- [WHAT THE TASK REQUIRES]:
Give back only the lines in the records below from the one with "Write a web" to the one with "83.2, 88.6, 92.4];", both inclusive, word for word.

- [DATA EXCERPTS]:
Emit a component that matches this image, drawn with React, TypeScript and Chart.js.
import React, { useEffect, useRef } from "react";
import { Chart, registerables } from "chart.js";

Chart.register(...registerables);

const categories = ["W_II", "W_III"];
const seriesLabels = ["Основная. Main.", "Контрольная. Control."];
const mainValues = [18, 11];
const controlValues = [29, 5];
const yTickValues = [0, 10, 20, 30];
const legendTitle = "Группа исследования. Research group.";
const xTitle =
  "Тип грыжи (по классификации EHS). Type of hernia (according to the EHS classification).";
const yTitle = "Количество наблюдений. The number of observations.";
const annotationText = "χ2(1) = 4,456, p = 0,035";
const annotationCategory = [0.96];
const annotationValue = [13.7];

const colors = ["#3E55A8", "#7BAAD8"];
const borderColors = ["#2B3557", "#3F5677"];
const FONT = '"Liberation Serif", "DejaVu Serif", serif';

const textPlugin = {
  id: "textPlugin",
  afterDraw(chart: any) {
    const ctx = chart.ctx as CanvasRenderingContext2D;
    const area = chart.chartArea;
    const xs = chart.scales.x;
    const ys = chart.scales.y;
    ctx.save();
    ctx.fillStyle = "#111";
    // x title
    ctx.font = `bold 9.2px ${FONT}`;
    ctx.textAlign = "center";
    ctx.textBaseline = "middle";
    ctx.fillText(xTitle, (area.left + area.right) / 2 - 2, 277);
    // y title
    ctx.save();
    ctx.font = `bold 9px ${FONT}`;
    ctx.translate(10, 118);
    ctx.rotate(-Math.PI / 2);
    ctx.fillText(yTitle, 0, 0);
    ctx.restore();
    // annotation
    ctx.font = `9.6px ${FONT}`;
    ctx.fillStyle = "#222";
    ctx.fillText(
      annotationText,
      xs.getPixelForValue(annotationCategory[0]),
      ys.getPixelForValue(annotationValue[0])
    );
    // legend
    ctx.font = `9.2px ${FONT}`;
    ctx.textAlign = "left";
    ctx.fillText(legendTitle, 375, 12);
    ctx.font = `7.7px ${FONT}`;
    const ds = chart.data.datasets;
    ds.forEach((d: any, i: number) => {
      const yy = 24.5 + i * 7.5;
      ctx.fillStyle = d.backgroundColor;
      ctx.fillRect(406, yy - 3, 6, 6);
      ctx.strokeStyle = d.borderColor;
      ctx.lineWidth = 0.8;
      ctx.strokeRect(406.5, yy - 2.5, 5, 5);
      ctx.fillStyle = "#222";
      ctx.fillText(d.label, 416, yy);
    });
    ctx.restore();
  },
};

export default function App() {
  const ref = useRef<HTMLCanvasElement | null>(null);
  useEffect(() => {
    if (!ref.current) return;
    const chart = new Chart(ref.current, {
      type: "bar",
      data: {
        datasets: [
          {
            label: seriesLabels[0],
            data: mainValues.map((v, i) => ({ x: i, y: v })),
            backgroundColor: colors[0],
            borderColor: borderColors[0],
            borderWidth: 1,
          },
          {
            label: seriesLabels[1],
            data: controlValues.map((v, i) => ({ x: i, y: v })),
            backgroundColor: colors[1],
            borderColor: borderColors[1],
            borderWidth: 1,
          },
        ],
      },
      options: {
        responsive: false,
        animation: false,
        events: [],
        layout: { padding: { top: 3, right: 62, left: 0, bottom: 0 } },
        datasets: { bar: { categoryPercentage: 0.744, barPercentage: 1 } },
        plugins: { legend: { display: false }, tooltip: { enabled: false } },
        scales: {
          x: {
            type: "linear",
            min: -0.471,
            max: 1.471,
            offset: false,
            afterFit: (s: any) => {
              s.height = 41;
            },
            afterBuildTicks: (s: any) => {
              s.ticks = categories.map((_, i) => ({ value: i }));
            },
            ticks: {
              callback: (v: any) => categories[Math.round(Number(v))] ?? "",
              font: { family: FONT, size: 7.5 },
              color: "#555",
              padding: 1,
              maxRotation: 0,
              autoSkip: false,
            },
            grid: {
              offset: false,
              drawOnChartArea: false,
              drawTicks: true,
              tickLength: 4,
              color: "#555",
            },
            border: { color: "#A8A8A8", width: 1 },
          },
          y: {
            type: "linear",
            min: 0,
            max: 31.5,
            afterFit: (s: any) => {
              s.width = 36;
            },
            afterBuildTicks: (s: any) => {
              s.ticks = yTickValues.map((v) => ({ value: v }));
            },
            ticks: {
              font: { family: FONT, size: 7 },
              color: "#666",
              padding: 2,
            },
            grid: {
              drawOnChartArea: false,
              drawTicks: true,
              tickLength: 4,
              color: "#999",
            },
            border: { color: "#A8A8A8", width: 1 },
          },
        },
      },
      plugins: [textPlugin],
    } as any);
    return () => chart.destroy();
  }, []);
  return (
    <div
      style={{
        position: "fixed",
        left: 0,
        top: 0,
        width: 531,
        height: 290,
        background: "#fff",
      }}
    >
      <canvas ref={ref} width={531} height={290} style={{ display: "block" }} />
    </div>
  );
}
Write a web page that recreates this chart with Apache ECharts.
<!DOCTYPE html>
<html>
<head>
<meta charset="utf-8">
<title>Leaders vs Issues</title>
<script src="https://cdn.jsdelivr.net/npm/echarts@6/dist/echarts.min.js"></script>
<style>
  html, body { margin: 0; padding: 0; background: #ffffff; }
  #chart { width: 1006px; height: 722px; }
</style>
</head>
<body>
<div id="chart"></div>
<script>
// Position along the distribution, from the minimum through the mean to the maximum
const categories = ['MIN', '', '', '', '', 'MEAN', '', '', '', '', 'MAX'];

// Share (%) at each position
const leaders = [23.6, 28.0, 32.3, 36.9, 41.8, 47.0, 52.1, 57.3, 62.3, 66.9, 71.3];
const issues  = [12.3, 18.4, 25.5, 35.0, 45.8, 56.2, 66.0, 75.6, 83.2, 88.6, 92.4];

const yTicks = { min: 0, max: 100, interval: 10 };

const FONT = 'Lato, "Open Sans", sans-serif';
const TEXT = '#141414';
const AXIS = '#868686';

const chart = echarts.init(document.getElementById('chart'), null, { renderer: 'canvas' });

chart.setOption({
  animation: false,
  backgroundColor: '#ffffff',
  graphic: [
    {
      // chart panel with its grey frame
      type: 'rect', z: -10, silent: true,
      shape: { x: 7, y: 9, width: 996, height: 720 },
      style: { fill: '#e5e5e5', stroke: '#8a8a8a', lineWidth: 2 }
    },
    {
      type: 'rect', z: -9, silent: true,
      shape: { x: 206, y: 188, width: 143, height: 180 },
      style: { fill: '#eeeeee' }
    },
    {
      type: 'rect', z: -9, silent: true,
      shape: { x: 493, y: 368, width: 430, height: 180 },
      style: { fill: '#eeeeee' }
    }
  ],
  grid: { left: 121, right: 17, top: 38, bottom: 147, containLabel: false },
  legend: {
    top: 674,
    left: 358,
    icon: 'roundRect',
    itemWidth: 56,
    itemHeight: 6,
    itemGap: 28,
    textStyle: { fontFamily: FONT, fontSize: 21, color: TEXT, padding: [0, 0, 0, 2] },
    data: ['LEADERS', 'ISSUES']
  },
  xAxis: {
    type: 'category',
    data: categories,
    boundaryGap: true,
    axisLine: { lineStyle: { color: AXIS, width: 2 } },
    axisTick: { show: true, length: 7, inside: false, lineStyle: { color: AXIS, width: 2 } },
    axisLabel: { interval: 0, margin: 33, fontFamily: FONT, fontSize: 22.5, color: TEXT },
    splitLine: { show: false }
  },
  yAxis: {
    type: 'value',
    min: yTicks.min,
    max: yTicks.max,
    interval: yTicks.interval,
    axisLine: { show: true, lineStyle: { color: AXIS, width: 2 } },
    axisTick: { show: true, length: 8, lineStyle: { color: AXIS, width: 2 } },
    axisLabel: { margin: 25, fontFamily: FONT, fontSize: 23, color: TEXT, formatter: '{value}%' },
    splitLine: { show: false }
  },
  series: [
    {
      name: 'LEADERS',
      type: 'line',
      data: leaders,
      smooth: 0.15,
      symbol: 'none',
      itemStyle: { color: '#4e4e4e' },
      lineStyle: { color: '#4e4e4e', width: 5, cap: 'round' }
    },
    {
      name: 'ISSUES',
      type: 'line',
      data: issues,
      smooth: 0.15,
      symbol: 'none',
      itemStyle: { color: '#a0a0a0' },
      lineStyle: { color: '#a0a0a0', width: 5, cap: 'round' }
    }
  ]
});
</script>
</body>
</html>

- [WORKED ANSWER]:
Write a web page that recreates this chart with Apache ECharts.
<!DOCTYPE html>
<html>
<head>
<meta charset="utf-8">
<title>Leaders vs Issues</title>
<script src="https://cdn.jsdelivr.net/npm/echarts@6/dist/echarts.min.js"></script>
<style>
  html, body { margin: 0; padding: 0; background: #ffffff; }
  #chart { width: 1006px; height: 722px; }
</style>
</head>
<body>
<div id="chart"></div>
<script>
// Position along the distribution, from the minimum through the mean to the maximum
const categories = ['MIN', '', '', '', '', 'MEAN', '', '', '', '', 'MAX'];

// Share (%) at each position
const leaders = [23.6, 28.0, 32.3, 36.9, 41.8, 47.0, 52.1, 57.3, 62.3, 66.9, 71.3];
const issues  = [12.3, 18.4, 25.5, 35.0, 45.8, 56.2, 66.0, 75.6, 83.2, 88.6, 92.4];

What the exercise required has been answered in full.